Ich habe alle Elemente in mir: Liebe, Hass, Annahme, Ablehnung, Stärke, Schwäche, laut, leise… Wenn ich versuche, nur die, in meinen Augen, „guten“ Eigenschaften auszudrücken, kastriere ich mich selbst. Spontaner Selbstausdruck trifft keine Vorauswahl – sondern drückt immer genau das aus, was jetzt in mir da ist.
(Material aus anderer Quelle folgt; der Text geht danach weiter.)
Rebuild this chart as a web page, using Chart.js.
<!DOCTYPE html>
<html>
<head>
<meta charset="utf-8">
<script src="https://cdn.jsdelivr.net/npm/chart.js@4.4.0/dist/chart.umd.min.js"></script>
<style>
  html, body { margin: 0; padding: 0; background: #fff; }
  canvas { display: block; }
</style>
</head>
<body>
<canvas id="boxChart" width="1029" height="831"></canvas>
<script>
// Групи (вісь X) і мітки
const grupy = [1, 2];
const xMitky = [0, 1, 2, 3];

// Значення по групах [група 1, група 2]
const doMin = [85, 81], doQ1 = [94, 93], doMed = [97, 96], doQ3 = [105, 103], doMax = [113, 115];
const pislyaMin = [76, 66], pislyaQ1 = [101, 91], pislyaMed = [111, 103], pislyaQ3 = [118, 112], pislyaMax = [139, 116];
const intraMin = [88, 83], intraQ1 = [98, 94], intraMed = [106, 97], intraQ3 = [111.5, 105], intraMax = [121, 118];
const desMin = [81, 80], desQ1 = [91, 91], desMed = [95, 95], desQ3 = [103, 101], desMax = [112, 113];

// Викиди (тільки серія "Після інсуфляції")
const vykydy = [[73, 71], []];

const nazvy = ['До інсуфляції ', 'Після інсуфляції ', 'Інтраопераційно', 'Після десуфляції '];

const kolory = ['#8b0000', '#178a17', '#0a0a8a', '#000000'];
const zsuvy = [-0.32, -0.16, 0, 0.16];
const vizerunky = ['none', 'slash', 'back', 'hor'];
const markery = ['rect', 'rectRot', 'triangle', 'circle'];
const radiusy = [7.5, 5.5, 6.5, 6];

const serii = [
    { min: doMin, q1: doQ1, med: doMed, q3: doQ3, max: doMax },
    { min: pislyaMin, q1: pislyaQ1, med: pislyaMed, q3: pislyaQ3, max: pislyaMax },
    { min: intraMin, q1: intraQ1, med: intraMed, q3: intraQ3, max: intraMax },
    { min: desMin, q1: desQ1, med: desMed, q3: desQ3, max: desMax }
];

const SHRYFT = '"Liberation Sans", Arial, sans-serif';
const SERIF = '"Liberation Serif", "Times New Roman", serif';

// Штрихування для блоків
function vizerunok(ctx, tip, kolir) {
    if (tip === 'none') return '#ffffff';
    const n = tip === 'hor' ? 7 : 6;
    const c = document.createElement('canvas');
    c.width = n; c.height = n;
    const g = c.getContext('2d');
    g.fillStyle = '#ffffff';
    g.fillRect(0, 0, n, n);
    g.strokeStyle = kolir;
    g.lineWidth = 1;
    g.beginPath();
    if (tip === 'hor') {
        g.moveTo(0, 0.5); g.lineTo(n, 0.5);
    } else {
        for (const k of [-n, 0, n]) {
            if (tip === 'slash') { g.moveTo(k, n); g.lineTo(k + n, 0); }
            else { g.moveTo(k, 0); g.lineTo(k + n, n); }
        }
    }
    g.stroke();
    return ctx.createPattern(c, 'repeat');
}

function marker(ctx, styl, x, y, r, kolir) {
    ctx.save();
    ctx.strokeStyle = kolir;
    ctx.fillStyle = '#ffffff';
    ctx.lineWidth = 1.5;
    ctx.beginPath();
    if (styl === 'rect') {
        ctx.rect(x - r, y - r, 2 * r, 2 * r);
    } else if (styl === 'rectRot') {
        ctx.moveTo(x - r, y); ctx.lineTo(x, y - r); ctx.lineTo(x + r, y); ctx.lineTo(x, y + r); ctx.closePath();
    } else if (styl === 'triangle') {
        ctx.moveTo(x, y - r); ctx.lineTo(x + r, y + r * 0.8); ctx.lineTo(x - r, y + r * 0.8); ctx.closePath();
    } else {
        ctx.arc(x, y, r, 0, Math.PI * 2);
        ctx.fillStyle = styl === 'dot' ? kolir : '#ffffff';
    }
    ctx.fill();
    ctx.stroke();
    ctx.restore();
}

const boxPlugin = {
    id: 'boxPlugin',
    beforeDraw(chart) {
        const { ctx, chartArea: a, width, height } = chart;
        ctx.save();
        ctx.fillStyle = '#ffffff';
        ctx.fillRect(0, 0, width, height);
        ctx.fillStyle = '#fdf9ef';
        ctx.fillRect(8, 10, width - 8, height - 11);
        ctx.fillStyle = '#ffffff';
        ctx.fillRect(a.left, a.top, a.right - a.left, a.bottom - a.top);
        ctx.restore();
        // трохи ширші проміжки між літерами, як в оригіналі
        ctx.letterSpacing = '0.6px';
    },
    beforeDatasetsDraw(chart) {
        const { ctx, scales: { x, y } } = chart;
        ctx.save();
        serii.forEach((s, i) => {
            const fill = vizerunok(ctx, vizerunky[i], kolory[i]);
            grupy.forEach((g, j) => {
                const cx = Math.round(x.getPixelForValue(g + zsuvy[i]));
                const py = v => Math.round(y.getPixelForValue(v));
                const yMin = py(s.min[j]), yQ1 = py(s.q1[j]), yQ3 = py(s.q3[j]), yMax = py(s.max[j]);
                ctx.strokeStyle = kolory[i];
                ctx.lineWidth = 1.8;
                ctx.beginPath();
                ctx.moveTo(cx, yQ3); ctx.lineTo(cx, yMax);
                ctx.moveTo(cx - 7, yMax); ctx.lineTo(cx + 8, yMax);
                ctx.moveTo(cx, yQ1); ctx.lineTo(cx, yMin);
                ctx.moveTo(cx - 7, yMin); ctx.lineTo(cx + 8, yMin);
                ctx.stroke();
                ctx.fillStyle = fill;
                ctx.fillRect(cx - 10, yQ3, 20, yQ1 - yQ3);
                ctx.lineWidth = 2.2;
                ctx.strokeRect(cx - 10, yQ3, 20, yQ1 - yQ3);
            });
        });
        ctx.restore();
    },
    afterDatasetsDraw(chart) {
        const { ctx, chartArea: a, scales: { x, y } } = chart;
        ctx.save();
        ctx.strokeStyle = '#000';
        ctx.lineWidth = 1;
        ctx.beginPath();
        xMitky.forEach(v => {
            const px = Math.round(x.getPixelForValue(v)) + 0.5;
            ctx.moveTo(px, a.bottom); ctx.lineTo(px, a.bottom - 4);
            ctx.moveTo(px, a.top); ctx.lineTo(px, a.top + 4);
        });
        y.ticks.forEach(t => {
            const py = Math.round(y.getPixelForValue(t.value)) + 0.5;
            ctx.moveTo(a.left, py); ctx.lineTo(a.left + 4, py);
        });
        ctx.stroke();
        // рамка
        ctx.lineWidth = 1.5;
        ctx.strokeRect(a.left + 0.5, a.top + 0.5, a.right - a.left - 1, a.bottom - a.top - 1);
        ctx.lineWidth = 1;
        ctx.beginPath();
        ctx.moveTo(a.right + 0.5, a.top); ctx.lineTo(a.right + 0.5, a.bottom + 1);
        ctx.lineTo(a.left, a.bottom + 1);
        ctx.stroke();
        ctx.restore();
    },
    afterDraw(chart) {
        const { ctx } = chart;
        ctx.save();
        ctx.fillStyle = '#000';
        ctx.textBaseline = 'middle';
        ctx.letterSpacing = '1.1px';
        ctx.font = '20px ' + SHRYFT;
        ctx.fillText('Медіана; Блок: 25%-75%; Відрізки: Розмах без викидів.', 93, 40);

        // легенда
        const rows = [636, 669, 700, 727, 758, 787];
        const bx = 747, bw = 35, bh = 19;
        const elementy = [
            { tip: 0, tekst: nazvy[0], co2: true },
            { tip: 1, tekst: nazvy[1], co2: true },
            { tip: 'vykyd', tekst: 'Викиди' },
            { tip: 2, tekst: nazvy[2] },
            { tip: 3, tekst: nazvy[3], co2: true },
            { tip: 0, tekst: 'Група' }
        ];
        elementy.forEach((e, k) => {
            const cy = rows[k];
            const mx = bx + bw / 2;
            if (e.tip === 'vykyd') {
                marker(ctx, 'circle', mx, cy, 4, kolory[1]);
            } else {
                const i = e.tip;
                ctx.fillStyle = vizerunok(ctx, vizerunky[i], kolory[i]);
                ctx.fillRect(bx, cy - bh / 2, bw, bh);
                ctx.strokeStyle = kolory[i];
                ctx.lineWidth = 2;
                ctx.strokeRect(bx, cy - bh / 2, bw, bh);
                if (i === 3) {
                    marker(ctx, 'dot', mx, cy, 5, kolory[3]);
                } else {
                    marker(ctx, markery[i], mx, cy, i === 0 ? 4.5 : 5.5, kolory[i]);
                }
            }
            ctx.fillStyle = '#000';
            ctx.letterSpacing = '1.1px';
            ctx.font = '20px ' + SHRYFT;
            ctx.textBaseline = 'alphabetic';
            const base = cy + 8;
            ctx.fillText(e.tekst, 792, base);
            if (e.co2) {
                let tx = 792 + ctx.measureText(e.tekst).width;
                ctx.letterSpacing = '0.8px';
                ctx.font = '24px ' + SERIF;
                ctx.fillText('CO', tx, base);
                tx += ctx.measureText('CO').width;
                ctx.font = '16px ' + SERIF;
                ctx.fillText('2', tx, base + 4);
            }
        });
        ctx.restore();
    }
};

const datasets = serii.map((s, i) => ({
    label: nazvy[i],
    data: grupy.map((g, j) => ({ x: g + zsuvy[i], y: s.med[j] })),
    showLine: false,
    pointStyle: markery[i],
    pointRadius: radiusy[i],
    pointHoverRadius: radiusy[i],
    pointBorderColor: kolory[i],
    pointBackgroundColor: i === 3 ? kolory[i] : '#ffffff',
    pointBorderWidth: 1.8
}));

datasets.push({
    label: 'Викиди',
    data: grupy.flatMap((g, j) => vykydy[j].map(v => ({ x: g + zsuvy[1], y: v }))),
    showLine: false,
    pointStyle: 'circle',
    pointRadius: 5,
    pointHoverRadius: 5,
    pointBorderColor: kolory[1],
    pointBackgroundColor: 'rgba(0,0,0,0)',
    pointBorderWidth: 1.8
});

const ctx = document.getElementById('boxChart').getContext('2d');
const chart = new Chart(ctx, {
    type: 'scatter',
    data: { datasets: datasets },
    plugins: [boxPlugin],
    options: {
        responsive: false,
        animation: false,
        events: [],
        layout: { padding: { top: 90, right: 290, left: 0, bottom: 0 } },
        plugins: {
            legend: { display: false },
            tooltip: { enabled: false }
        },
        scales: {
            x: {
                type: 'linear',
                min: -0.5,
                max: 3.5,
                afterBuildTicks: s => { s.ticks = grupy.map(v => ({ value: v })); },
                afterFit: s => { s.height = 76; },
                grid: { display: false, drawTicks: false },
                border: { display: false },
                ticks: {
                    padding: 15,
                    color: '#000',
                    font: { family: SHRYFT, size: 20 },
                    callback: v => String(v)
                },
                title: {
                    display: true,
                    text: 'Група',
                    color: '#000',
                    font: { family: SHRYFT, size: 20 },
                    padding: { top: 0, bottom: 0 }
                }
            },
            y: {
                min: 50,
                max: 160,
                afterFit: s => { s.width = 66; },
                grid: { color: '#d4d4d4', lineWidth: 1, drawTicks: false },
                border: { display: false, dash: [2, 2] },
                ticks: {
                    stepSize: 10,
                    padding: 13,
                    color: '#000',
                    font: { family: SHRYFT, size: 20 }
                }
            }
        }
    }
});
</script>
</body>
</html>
Und wenn es ein intelligenter, spontaner Selbstausdruck ist, dann werde ich einem gewalttätigen Aggressor anders begegnen, als einem kleinen Hund, der an meinem Hosenbein zerrt.
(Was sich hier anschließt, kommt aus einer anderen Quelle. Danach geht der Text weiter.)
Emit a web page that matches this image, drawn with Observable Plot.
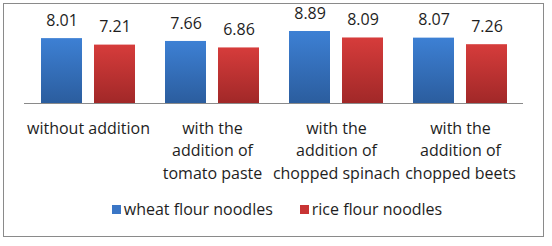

Stärke bedeutet, fähig zu sein zu streicheln und zu schlagen – je nach Situation.

Schwäche bedeutet, unfähig zu sein, zu streicheln und/oder zu schlagen – unabhängig von der Situation.

Mit anderen Worten: Stärke ist der freie Fluss des gesamten Energiespektrums und Schwäche ist die gesamte oder partielle Verhinderung dieses Flusses.

Das alles ist keine Philosophie, sondern Resultat von inneren und äußeren Beobachtungen, die jeder machen kann, wenn er das will. Die Kunst besteht nun darin, das alles zu wissen, zu akzeptieren – und trotzdem ruhig und friedlich leben und schlafen zu können.

Nachtrag: Die absolute Gewaltfreiheit, die manche Religionen oder spirituelle Richtungen fordern, ist in meinen Augen auf der physischen Ebene nicht praktikabel, ohne das eigene Überleben zu gefährden. Warum soll ein Mensch auf sein Leben verzichten, das ihm ein anderer nehmen will, ohne das Recht auf Selbstverteidigung zu haben? Dazu fallen mir nur zwei Gründe ein: Selbsthass oder Negierung der eigenen, individuellen Existenz.

Das erstere ist eine massive psychische Störung, meistens von außen induziert – besonders bei Deutschen. Das letztere resultiert aus zu flachem Hinschauen, Glauben an falsche Lehren oder Mangel an Intelligenz. Wer sich selbst negiert, wer glaubt, dass er „Nichts“ ist, zeigt damit, dass er nicht versteht, dass er zum Erkennen und Negieren existent sein muss – und zwar individuell existent – denn der Nachbar negiert seine Existenz nicht – also muss der Nachbar individuell unterschiedlich zu ihm sein. Wo keiner ist, kann keiner erkennen – wenn aber erkannt wird – wer erkennt dann? Das Nichts? Wie wäre es mit DIR? Ja, mit DIR, dem anwesenden, menschlichen und geistigen Individuum – demjenigen, der gerade hier liest!